Pennsylvania artisan leaves behind hidden treasures for posterity.

LEMONT, Pa. - Helen Hargleroad made many gifts in a long life spent working in clay.

On her potter's wheel, Hargleroad's fingers shaped pitchers and plates, birdhouses and bowls. Her popular handmade pieces brought joy to those who frequently shared them as presents over the past 40 years.

But none of those gifts had more meaning than the four that were unwrapped Christmas morning.

Hargleroad, who died in May at 89, left something special hidden for those who meant the most to her. Tucked in a box of her old tools sat four Advent candleholders, one each for her husband, Jack, and their three children.

"She made quite a few of them, but I didn't have any," her husband said, "and I didn't know they were down there. It's very special to me."

The pieces were found by chance this fall, when Jack Hargleroad and his children offered Helen's glazing materials and ceramic tools to the Potters Guild of Central Pennsylvania.

Helen Hargleroad was instrumental in the formation of the guild and helped build its first gas kiln in 1972 at the Art Alliance building in Lemont, said the guild's secretary, Christine Stangel.

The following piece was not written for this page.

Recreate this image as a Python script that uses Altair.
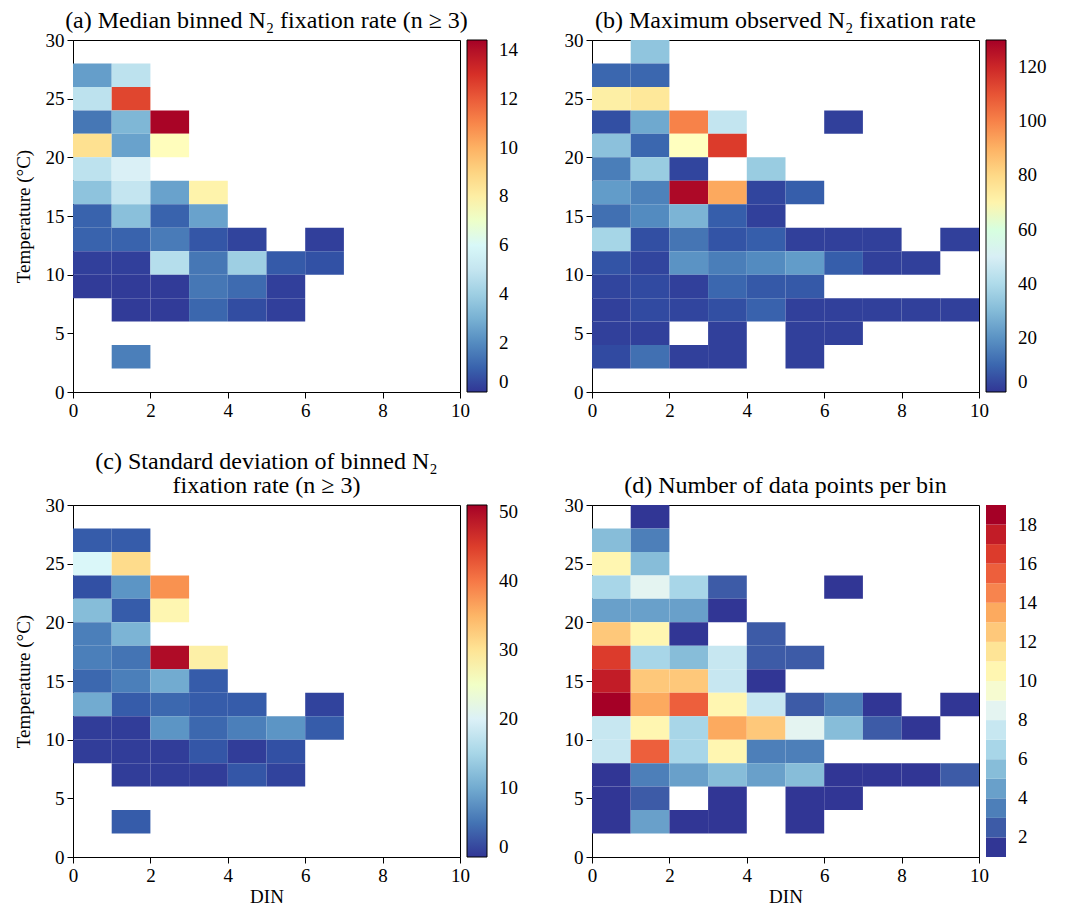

When guild members went through Hargleroad's old tools, they found a shock: four pieces that she made in 2000 but did not fire. Perhaps even more surprising, the brittle pieces were intact.

"They were very fragile," Stangel recalled. "They easily could have broken."

Stangel and the guild knew what they had to do - finish Hargleroad's pieces and give them back to the family.

"It was such a treat to present them to the family, because they have given so much to the guild," Stangel said. "It's a treat to have a reconnection with one of the founders."

So, in the dark, dry basement of the Art Alliance building, Jack Hargleroad received the best gift he could have asked for - a memory of his late wife.

"Down in the basement, I had my wood shop and she had her clay," Hargleroad said late last week. "And she just loved it."

Helen Hargleroad, who took up pottery while raising the couple's three children, learned the craft through the Pennsylvania State University art department.

She soon became an accomplished potter who sold her work at a local cooperative shop and at the Central Pennsylvania Festival of the Arts in State College.

"She was very happy to be able to sell it," Jack Hargleroad said. "In fact, she bought a car with the money she made. She thought that was the greatest thing in the world."